The concept of forgiveness is extremely complex and personal. It is a human emotion in my opinion that most individuals wish to desire but find it hard to comprehend and as a result difficult to muster. I believe that forgiveness mainly revolves around the Victim, where individuals choose forgiveness to bring peace of mind and peace of soul. This action to in turn provides the Perpetrator which forgiveness, “and forgiveness centrally involves wiping the slate clean without changing beliefs about the culpable wrongdoing”. Eva Kor, a Holocaust survivor, declares her forgiveness to Dr Mengaele and the Nazis for her own personal and psychological benefits. This case illustrates my point of forgiveness being complex and personal, as this historical event is extremely complex in nature and carries with it immense personal aspects.
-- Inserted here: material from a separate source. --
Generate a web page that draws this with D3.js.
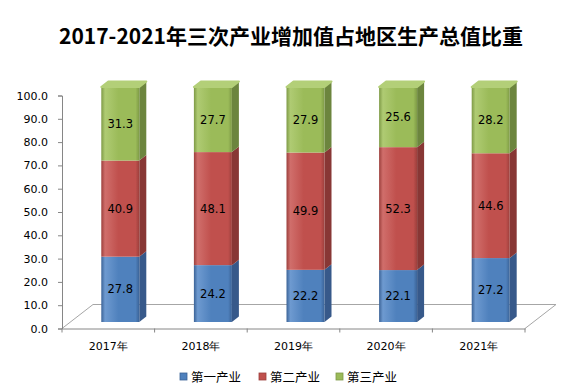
<!DOCTYPE html>
<html><head><meta charset="utf-8">
<script src="https://cdn.jsdelivr.net/npm/d3@7"></script>
<style>html,body{margin:0;padding:0;background:#fff;}</style>
</head><body>
<svg id="chart" width="575" height="392"></svg>
<script>
const categories = ["2017年","2018年","2019年","2020年","2021年"];
const seriesNames = ["第一产业","第二产业","第三产业"];
const primary   = [27.8, 24.2, 22.2, 22.1, 27.2];
const secondary = [40.9, 48.1, 49.9, 52.3, 44.6];
const tertiary  = [31.3, 27.7, 27.9, 25.6, 28.2];
const yTicks = [0,10,20,30,40,50,60,70,80,90,100];
const title = "2017-2021年三次产业增加值占地区生产总值比重";

const colors = [
  {base:"#4F81BD", light:"#6E9AD0", dark:"#3B6397", side:"#37598A", top:"#6F99CC"},
  {base:"#C0504D", light:"#D06E6B", dark:"#9C3F3C", side:"#883735", top:"#D27672"},
  {base:"#9BBB59", light:"#AFCB73", dark:"#7E9A46", side:"#6C853E", top:"#B3CF78"}
];

const svg = d3.select("#chart");

svg.append("text").attr("x", 291).attr("y", 44).attr("text-anchor","middle")
  .attr("font-family","'Noto Sans CJK SC', sans-serif").attr("font-weight","bold")
  .attr("font-size", 21).attr("fill","#000").text(title);

const left = 62, right = 525, bottom = 328.5, topY = 95.5;
const floorDx = 31, floorDy = -24;
const x = d3.scaleBand().domain(categories).range([left, right]).padding(0);
const y = d3.scaleLinear().domain([0,100]).range([bottom, topY]);
const yBar = d3.scaleLinear().domain([0,100]).range([322, 87]);

const defs = svg.append("defs");
colors.forEach((c,i)=>{
  const g = defs.append("linearGradient").attr("id","g"+i).attr("x1","0").attr("x2","1").attr("y1","0").attr("y2","0");
  g.append("stop").attr("offset","0").attr("stop-color",c.dark);
  g.append("stop").attr("offset","0.1").attr("stop-color",c.light);
  g.append("stop").attr("offset","0.45").attr("stop-color",c.base);
  g.append("stop").attr("offset","0.9").attr("stop-color",c.base);
  g.append("stop").attr("offset","1").attr("stop-color",c.dark);
});

svg.append("path")
  .attr("d", `M${left},${bottom} L${left+floorDx},${bottom+floorDy} L${right+floorDx},${bottom+floorDy} L${right},${bottom}`)
  .attr("fill","none").attr("stroke","#A6A6A6").attr("stroke-width",1);

const yAxis = svg.append("g").attr("transform",`translate(${left},0)`)
  .call(d3.axisLeft(y).tickValues(yTicks).tickFormat(d3.format(".1f")).tickSize(4).tickPadding(10));
yAxis.select(".domain").attr("stroke","#868686");
yAxis.selectAll(".tick line").attr("stroke","#868686");
yAxis.selectAll("text").attr("font-family","'DejaVu Sans', Verdana, sans-serif").attr("font-size",11).attr("fill","#000");

const xAxis = svg.append("g").attr("transform",`translate(0,${bottom})`)
  .call(d3.axisBottom(x).tickSize(0).tickPadding(14));
xAxis.select(".domain").attr("stroke","#868686");
xAxis.selectAll("text").attr("font-family","'DejaVu Sans', Verdana, sans-serif").attr("font-size",11).attr("fill","#000");
const bounds = categories.map(c=>x(c)).concat([x(categories[categories.length-1])+x.step()]);
svg.append("g").selectAll("line").data(bounds).join("line")
  .attr("x1",d=>d).attr("x2",d=>d).attr("y1",bottom).attr("y2",bottom+4)
  .attr("stroke","#868686");

const series = [primary, secondary, tertiary];
const barW = 38, bdx = 7, bdy = -5.5, shift = 12;
categories.forEach((cat, ci)=>{
  const cx = x(cat) + x.step()/2 + shift;
  const x0 = cx - barW/2, x1 = cx + barW/2;
  let cum = 0;
  const g = svg.append("g");
  series.forEach((vals, si)=>{
    const v = vals[ci];
    const yb = yBar(cum), yt = yBar(cum+v);
    const c = colors[si];
    g.append("path")
      .attr("d",`M${x1},${yb} L${x1+bdx},${yb+bdy} L${x1+bdx},${yt+bdy} L${x1},${yt} Z`)
      .attr("fill",c.side);
    g.append("rect").attr("x",x0).attr("y",yt).attr("width",barW).attr("height",yb-yt)
      .attr("fill",`url(#g${si})`);
    if (si === series.length-1) {
      g.append("path")
        .attr("d",`M${x0},${yt} L${x0+bdx},${yt+bdy} L${x1+bdx},${yt+bdy} L${x1},${yt} Z`)
        .attr("fill",c.top).attr("stroke",c.top).attr("stroke-linejoin","round").attr("stroke-width",2);
    }
    g.append("text").attr("x",cx).attr("y",(yb+yt)/2).attr("dy","0.35em")
      .attr("text-anchor","middle").attr("font-family","'DejaVu Sans', Verdana, sans-serif")
      .attr("font-size",11.5).attr("fill","#000").text(v.toFixed(1));
    cum += v;
  });
});

const legendX = [180, 259, 336];
const lg = svg.append("g");
seriesNames.forEach((n,i)=>{
  const c = colors[i];
  lg.append("rect").attr("x",legendX[i]).attr("y",373).attr("width",7).attr("height",7)
    .attr("fill",c.base).attr("stroke",c.dark).attr("stroke-width",0.8);
  lg.append("text").attr("x",legendX[i]+11).attr("y",377).attr("dy","0.38em")
    .attr("font-family","'Noto Sans CJK SC', sans-serif").attr("font-size",12.5).attr("fill","#000").text(n);
});
</script>
</body></html>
In the case of Eva Kor, she and her twin sister were so-called human guinea pig’s to Dr Mengele’s twin experiments at Auschwitz. Eva’s forgiveness towards Dr Mengele and the Nazis provoked outrage from other Holocaust survivors.
In a standard case of forgiveness there is a Victim and a Perpetrator. For forgiveness to occur the Victim has to forgive the Perpetrator for a particular action(s) in which the Perpetrator has wronged the Victim. In some cases and situations the Victim may have passed away therefore family and friends may then have the grounds to forgive the Perpetrator. Forgiveness involves a personal aspect, “it is essentially personal: granted to the Perpetrator by the Victim” (Alias, 2008:37) and in my opinion is one of the hardest human emotions and acts to comprehend and as a result perform.
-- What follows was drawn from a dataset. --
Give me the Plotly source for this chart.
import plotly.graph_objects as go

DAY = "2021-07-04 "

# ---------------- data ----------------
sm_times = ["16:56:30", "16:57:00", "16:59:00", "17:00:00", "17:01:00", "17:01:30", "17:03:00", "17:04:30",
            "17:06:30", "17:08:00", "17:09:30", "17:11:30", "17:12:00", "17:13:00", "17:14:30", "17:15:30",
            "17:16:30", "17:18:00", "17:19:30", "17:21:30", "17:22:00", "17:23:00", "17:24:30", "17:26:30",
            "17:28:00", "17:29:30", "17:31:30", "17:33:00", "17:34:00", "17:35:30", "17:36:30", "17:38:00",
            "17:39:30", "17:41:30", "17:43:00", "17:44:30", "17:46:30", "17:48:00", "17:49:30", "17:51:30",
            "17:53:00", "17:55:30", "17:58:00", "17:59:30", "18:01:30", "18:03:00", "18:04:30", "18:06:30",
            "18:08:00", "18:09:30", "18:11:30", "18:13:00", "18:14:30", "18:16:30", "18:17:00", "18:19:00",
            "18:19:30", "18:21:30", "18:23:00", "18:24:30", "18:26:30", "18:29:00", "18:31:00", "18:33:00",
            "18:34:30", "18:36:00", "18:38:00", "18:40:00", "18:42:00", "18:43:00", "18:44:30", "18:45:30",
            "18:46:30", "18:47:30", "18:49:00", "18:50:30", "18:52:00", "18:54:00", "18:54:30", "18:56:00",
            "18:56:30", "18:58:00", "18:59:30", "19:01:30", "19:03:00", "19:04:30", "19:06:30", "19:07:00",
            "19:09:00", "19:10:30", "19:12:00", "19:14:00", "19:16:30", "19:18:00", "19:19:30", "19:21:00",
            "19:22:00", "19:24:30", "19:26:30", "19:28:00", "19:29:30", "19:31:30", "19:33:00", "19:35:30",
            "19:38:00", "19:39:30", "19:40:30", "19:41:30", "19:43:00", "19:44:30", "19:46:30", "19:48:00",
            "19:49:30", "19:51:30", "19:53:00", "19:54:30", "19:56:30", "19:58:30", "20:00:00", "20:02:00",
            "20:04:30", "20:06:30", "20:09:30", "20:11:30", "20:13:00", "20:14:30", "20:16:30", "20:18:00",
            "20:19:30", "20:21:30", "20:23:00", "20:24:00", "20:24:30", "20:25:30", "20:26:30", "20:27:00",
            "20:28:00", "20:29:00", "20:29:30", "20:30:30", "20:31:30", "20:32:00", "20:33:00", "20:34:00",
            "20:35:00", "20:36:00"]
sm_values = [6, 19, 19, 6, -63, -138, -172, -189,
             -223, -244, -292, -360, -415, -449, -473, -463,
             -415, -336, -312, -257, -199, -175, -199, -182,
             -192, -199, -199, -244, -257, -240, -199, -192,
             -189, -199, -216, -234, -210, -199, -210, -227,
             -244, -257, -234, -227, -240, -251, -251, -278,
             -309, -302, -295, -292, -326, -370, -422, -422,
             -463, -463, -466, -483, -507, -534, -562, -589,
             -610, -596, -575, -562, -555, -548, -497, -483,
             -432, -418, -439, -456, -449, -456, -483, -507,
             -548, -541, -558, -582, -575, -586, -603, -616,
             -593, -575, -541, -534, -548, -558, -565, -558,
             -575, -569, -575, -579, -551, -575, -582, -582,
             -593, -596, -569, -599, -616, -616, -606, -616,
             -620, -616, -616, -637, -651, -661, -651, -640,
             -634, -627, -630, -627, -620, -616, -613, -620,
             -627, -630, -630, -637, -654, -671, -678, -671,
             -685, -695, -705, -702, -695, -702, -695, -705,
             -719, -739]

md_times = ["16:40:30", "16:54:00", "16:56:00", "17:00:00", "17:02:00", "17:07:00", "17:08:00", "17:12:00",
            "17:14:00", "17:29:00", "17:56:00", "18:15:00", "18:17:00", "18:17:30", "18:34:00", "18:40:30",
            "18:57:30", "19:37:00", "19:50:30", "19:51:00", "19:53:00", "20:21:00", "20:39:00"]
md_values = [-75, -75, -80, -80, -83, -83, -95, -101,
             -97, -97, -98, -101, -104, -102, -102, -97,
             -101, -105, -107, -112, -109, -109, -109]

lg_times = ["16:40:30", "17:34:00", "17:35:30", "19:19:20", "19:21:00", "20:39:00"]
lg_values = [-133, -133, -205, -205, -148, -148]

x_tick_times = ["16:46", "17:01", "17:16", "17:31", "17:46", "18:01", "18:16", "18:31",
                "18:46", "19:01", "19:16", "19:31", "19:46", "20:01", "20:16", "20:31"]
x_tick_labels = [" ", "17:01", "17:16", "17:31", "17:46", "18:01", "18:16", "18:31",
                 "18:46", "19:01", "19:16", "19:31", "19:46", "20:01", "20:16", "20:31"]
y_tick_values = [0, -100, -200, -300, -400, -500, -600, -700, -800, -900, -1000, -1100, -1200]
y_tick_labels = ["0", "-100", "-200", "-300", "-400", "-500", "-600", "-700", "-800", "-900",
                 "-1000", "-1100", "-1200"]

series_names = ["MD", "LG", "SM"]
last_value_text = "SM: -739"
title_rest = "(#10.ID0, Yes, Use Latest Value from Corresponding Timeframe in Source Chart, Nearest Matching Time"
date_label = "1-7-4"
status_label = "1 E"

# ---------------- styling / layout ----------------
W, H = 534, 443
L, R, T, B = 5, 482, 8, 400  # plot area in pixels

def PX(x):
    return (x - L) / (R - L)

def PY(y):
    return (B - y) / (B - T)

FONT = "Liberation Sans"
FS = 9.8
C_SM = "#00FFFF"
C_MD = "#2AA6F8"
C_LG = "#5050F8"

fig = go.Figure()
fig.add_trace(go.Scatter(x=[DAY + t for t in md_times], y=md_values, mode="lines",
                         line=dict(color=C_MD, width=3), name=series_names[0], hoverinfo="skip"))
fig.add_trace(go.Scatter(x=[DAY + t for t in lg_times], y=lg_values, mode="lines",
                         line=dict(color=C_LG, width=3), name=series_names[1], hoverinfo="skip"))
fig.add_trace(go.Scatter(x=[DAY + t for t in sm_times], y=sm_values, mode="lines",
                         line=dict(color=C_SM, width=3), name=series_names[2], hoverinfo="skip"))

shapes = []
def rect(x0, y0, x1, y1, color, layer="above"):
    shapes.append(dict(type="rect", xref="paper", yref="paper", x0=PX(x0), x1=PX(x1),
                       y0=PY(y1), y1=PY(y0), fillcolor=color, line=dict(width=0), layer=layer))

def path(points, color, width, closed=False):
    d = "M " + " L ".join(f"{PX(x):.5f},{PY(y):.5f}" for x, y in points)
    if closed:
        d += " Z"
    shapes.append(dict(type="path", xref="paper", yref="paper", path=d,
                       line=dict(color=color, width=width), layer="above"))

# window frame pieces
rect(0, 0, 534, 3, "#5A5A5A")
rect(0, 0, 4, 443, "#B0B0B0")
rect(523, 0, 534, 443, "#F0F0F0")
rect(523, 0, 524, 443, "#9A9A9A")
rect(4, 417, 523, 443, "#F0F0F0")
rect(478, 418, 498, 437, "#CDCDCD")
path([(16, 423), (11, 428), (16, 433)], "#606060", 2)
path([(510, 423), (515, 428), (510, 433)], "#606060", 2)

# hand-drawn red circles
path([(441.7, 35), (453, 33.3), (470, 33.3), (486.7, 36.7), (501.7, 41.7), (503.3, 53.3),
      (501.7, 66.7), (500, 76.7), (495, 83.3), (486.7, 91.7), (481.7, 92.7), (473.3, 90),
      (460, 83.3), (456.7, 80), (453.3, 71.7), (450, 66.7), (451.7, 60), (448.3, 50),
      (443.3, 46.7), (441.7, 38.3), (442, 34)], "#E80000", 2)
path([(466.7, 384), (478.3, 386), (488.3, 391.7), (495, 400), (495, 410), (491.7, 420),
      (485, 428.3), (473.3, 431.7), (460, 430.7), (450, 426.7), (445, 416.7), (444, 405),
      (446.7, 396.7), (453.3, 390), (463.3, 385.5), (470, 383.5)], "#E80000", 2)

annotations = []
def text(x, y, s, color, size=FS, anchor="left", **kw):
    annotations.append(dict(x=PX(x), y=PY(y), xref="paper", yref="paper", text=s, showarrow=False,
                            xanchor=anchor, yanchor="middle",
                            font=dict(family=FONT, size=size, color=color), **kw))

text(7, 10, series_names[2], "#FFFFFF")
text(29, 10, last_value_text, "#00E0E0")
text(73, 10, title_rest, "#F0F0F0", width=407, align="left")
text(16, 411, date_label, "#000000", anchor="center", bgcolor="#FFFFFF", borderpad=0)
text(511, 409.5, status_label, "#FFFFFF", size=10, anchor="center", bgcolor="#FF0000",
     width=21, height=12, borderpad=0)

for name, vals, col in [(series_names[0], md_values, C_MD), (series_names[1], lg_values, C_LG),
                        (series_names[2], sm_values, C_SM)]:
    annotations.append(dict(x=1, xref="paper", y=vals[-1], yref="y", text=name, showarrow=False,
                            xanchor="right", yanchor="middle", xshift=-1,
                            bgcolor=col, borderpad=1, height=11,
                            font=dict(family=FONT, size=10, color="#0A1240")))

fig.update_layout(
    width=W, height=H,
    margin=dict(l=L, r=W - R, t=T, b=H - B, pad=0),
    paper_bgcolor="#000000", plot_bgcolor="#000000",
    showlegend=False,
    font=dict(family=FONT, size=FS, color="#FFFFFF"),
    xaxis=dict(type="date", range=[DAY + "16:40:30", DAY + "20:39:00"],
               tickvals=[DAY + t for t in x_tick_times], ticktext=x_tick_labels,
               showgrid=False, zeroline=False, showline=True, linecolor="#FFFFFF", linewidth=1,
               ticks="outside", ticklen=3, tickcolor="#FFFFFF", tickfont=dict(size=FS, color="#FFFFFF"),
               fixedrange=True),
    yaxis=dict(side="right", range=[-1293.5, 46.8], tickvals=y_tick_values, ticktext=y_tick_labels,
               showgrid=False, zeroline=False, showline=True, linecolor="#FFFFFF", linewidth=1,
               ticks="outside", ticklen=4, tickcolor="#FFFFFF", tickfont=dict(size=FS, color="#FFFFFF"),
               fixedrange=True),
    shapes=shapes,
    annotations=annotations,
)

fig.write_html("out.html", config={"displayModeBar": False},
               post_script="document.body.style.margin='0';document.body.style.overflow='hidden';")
There are conflicts over whether forgiveness constitutes as just an act that the Victim performs or if it is more of a mental state. Therefore if it is an act must it be done publicly for there to be proof and value to the act; conversely if we can forgive those who are no longer part of our lives for instance the dead then forgiveness is merely just a mental state?
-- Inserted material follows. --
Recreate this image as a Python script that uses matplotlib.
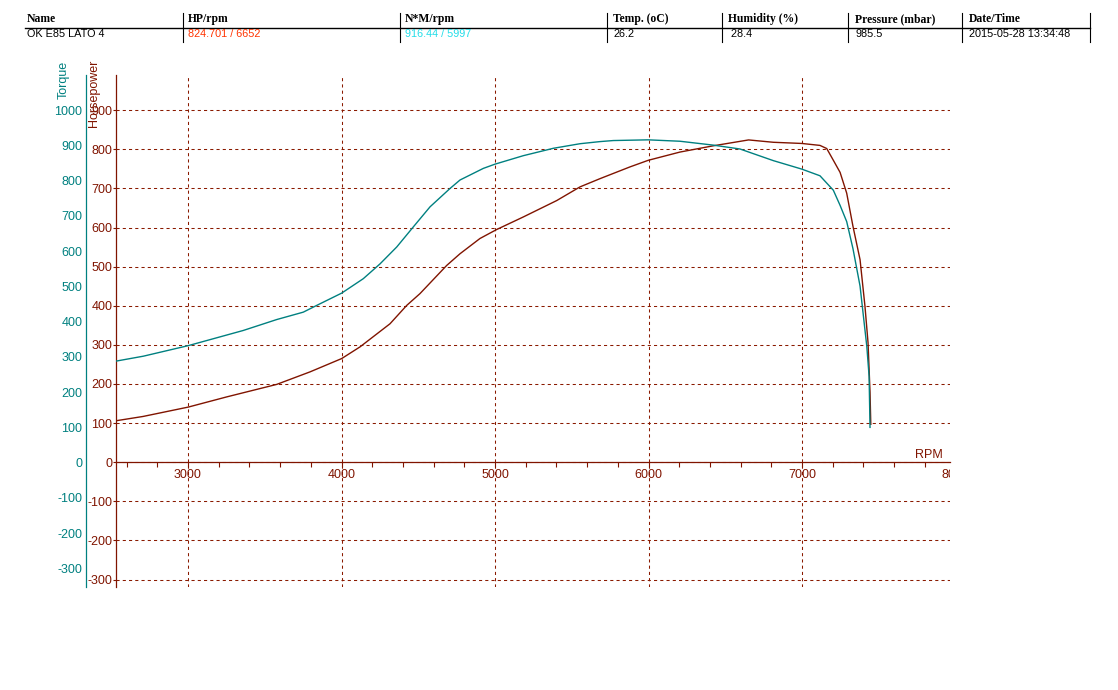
"""Dyno run chart: horsepower and torque against RPM."""

import matplotlib

matplotlib.use("Agg")

import matplotlib.pyplot as plt
from matplotlib.lines import Line2D
from matplotlib.ticker import MultipleLocator

W, H = 1118, 690

HP_COLOR = "#801400"
TQ_COLOR = "#008080"
GRID_COLOR = "#8a1a00"

# header table
header_labels = ["Name", "HP/rpm", "N*M/rpm", "Temp. (oC)", "Humidity (%)", "Pressure (mbar)", "Date/Time"]
header_values = ["OK E85 LATO 4", "824.701 / 6652", "916.44 / 5997", "26.2", " 28.4", "985.5", "2015-05-28 13:34:48"]
value_colors = ["black", "#ff3300", "#22dde8", "black", "black", "black", "black"]

# torque curve (Nm)
tq_rpm = [2531, 2709, 3002, 3360, 3578, 3751, 3838, 4001, 4142, 4251, 4360, 4468,
          4577, 4707, 4772, 4924, 5000, 5184, 5380, 5554, 5684, 5771, 5997, 6205,
          6422, 6596, 6813, 6998, 7117, 7204, 7248, 7291, 7332, 7378, 7397, 7422,
          7437, 7443]
tq_nm = [288, 302, 332, 375, 406, 427, 446, 481, 522, 564, 612, 669,
         726, 778, 802, 835, 847, 871, 892, 905, 911, 914, 916, 912,
         901, 890, 857, 833, 814, 773, 730, 684, 607, 501, 427, 330,
         245, 100]

# horsepower curve
hp_rpm = [2531, 2707, 3002, 3252, 3578, 3795, 4001, 4121, 4316, 4425, 4511, 4685,
          4772, 4902, 5011, 5184, 5402, 5554, 5684, 5879, 5999, 6205, 6422, 6652,
          6813, 6998, 7117, 7161, 7204, 7248, 7291, 7332, 7378, 7410, 7430, 7443,
          7448]
hp_val = [106, 117, 141, 167, 199, 231, 265, 295, 354, 401, 431, 503,
          533, 572, 595, 627, 669, 704, 725, 755, 772, 793, 809, 824,
          818, 815, 810, 802, 772, 741, 688, 603, 518, 399, 306, 179,
          97]


def fx(px):
    return px / W


def fy(py):
    return 1 - py / H


plt.rcParams["font.family"] = ["Liberation Sans", "DejaVu Sans"]
plt.rcParams["axes.unicode_minus"] = False

fig = plt.figure(figsize=(W / 100, H / 100), dpi=100)

# --- header table ---
col_x = [27, 188, 405, 613, 728, 855, 969]
sep_x = [183, 400, 607, 722, 848, 962, 1090]
for x, lab, val, col in zip(col_x, header_labels, header_values, value_colors):
    fig.text(fx(x), fy(19), lab, family="Liberation Serif", fontweight="bold",
             fontsize=8.4, va="center", ha="left")
    fig.text(fx(x), fy(34), val, fontsize=7.8, color=col, va="center", ha="left")
fig.add_artist(Line2D([fx(25), fx(1090)], [fy(27.5), fy(27.5)],
                      transform=fig.transFigure, color="black", lw=1.0))
for x in sep_x:
    fig.add_artist(Line2D([fx(x), fx(x)], [fy(13), fy(42)],
                          transform=fig.transFigure, color="black", lw=0.8))

# --- plot area ---
left, right, top, bottom = 116, 950, 75, 587
ax = fig.add_axes([fx(left), fy(bottom), (right - left) / W, (bottom - top) / H])
ax.set_facecolor("none")
ax.set_xlim(2531, 7964)
ax.set_ylim(-319, 990)

ax.spines["top"].set_visible(False)
ax.spines["right"].set_visible(False)
ax.spines["bottom"].set_position(("data", 0))
ax.spines["bottom"].set_color(HP_COLOR)
ax.spines["left"].set_color(HP_COLOR)
for s in ("bottom", "left"):
    ax.spines[s].set_linewidth(0.9)

ax.xaxis.set_major_locator(MultipleLocator(1000))
ax.xaxis.set_minor_locator(MultipleLocator(200))
ax.tick_params(axis="x", which="both", direction="out", length=3.6, width=0.8,
               color=HP_COLOR, labelcolor=HP_COLOR, labelsize=9, pad=1.5)
ax.tick_params(axis="y", direction="out", length=2, width=0.8,
               color=HP_COLOR, labelcolor=HP_COLOR, labelsize=9, pad=0.5)
ax.set_xticks([3000, 4000, 5000, 6000, 7000])
ax.set_yticks(range(-300, 1000, 100))
ax.grid(True, which="major", color=GRID_COLOR, linestyle=(0, (3, 3)), linewidth=0.75)
ax.set_axisbelow(True)

# clipped "8000" label at the right edge
ax.text(8000, -33, "8000", color=HP_COLOR, fontsize=9, ha="center", va="center",
        clip_on=True)
ax.text(7920, 18, "RPM", color=HP_COLOR, fontsize=9, ha="right", va="center")

ax.plot(hp_rpm, hp_val, color=HP_COLOR, lw=1.0, zorder=3)

# torque axis, offset to the left
ax2 = ax.twinx()
ax2.set_ylim(-353, 1100)
ax2.spines["right"].set_visible(False)
ax2.spines["top"].set_visible(False)
ax2.spines["bottom"].set_visible(False)
ax2.spines["left"].set_visible(True)
ax2.spines["left"].set_position(("outward", 21.6))
ax2.spines["left"].set_color(TQ_COLOR)
ax2.spines["left"].set_linewidth(0.9)
ax2.yaxis.set_ticks_position("left")
ax2.set_yticks(range(-300, 1100, 100))
ax2.tick_params(axis="y", length=0, labelcolor=TQ_COLOR, labelsize=9, pad=2.5)
ax2.plot(tq_rpm, tq_nm, color=TQ_COLOR, lw=1.0, zorder=3)

fig.text(fx(64), fy(80), "Torque", rotation=90, color=TQ_COLOR, fontsize=9,
         ha="center", va="center")
fig.text(fx(94), fy(93), "Horsepower", rotation=90, color=HP_COLOR, fontsize=9,
         ha="center", va="center")

fig.savefig("out.png", dpi=100)
plt.close(fig)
As forgiveness involves an algorithm where V must forgive P only when P has wronged V, forgiveness is consequently appropriate when P has wronged V. However due to the nature of forgiveness being highly personal it is then V’s decision to instigate forgiveness as they must decide on a catalyst in which P acts where forgiveness is thus necessary; “to regard it as wrong and as attributed to the perpetrator in the way that is necessary for there to be something to forgive” (Allias, 2008:33).
Blame is where we assign responsibility for a fault or wrong and in the nature of forgiveness blame is directed at the perpetrator. In forgiving we either (1) come to think that the person is no longer culpable or to blame, this we call ‘the no longer culpable view’ or we (2) still think they are to blame, but choose to not hold it against them and this is ‘the still culpable view’. However with ‘the no longer culpable view’ if we now think them as no longer to blame, what is there then to forgive, it is furthermore not that we see then no longer to blame that this in turn causes us to forgive them. As a result forgiving then just is thinking them as no longer being to blame. Following from this ‘the still culpable view’ is where we continue to see then as blameworthy, if so then why forgive them, for this would be seen as irrational. From such notions a third possibility is developed where only the victims of the wrong can forgive – because only they, through their act of forgiveness can free the perpetrator from blameworthiness in their (the victims) own eyes.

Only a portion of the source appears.